(AIM)
Print the lines of the listing below verbatim from its first line through the line bearing "const FS = 13.5;". Any pictures are to be omitted.

>>>

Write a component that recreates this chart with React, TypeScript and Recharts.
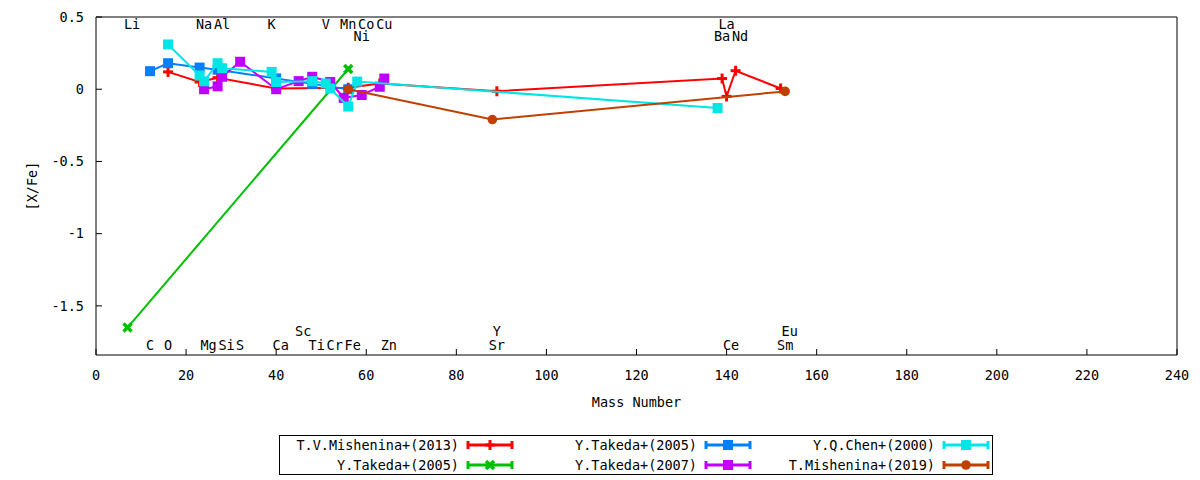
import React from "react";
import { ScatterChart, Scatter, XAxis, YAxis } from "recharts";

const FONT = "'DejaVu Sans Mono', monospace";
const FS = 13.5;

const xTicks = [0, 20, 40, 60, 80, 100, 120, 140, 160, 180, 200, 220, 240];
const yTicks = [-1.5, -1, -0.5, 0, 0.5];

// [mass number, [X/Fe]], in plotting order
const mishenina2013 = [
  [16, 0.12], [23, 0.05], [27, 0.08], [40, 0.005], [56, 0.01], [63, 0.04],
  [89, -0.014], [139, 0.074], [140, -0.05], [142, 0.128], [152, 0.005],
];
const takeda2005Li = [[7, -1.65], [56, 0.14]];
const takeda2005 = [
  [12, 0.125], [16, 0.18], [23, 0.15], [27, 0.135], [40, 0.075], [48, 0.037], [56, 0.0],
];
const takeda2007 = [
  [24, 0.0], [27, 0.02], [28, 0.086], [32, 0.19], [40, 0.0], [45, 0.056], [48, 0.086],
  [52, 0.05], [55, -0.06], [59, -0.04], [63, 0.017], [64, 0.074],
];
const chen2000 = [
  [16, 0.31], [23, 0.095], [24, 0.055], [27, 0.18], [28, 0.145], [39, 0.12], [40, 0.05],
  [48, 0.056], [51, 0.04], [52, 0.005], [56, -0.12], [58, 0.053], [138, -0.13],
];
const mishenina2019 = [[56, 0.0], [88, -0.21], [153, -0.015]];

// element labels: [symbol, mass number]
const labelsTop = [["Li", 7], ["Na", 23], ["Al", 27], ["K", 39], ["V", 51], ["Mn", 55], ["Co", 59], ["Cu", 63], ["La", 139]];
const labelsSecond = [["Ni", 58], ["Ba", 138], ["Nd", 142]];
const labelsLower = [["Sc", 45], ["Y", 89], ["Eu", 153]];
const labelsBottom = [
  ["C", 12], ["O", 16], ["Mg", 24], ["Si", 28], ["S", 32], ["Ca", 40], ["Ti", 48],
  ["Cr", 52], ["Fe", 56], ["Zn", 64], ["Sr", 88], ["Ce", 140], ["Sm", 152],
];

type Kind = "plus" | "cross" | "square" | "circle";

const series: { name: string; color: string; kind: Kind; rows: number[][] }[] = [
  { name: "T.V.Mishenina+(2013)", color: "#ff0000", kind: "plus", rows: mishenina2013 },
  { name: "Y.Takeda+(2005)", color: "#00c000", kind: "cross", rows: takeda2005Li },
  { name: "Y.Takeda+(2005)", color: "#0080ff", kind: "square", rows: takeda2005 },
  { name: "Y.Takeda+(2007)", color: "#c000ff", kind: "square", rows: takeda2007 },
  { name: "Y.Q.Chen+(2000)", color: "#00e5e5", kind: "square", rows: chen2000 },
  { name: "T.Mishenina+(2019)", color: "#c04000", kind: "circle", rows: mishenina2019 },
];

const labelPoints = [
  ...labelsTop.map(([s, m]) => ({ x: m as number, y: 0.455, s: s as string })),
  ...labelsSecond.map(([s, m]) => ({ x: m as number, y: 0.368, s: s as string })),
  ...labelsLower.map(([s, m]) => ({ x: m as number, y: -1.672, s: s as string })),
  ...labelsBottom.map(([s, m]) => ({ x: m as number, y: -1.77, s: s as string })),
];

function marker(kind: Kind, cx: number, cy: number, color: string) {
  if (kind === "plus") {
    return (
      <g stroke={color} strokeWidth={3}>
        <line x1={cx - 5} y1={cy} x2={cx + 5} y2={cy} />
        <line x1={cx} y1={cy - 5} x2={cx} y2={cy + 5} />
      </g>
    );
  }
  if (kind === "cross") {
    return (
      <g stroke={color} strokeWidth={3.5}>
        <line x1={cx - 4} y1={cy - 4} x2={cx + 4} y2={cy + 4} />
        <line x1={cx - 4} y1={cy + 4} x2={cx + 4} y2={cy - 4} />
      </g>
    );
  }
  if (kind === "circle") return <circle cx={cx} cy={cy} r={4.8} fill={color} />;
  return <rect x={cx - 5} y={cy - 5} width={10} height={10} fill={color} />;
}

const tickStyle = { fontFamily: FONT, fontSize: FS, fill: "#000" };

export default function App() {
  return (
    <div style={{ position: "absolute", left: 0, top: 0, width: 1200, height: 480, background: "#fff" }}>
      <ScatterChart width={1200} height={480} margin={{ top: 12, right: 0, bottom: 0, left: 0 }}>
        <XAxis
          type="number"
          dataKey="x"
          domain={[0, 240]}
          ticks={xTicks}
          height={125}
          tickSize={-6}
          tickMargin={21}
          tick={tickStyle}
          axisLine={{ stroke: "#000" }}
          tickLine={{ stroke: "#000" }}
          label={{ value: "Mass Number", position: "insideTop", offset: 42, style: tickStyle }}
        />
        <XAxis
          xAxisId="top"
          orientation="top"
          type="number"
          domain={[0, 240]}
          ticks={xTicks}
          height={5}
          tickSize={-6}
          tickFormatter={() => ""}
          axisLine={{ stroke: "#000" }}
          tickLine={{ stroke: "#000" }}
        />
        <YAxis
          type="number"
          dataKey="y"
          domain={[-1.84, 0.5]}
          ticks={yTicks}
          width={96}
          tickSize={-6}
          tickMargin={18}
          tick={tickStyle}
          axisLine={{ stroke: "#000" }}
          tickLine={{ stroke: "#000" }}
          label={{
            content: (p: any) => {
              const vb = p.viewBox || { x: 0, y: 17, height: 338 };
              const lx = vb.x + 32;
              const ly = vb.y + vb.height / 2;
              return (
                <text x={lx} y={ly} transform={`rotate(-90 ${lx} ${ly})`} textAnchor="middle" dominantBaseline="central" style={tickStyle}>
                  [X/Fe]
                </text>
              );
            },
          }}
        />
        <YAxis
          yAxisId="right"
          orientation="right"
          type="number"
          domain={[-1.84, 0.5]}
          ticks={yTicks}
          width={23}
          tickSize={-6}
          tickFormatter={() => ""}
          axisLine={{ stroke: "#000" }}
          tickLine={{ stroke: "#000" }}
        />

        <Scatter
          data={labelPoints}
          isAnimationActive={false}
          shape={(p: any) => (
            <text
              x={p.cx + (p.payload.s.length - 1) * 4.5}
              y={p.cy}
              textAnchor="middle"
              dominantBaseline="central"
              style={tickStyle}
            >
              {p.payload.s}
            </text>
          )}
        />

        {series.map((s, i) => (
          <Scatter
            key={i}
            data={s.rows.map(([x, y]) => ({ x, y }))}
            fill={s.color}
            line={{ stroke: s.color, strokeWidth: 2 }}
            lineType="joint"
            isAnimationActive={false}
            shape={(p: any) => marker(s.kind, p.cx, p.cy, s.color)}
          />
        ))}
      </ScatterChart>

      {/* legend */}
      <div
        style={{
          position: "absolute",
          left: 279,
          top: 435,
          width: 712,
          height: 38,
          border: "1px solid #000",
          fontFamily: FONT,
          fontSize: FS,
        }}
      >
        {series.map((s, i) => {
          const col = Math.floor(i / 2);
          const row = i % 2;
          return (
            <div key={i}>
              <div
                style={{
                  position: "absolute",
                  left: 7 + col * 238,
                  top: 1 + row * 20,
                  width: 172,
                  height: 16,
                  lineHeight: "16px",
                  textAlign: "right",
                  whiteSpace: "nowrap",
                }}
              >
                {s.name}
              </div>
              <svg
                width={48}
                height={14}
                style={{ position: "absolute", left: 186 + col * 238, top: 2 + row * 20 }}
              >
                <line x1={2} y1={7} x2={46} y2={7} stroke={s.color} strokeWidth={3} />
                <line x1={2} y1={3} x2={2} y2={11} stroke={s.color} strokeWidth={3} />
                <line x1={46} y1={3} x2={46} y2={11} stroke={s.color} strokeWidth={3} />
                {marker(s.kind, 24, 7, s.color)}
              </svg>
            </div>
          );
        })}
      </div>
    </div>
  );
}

<<<

(EXERCISE OUTPUT)
Write a component that recreates this chart with React, TypeScript and Recharts.
import React from "react";
import { ScatterChart, Scatter, XAxis, YAxis } from "recharts";

const FONT = "'DejaVu Sans Mono', monospace";
const FS = 13.5;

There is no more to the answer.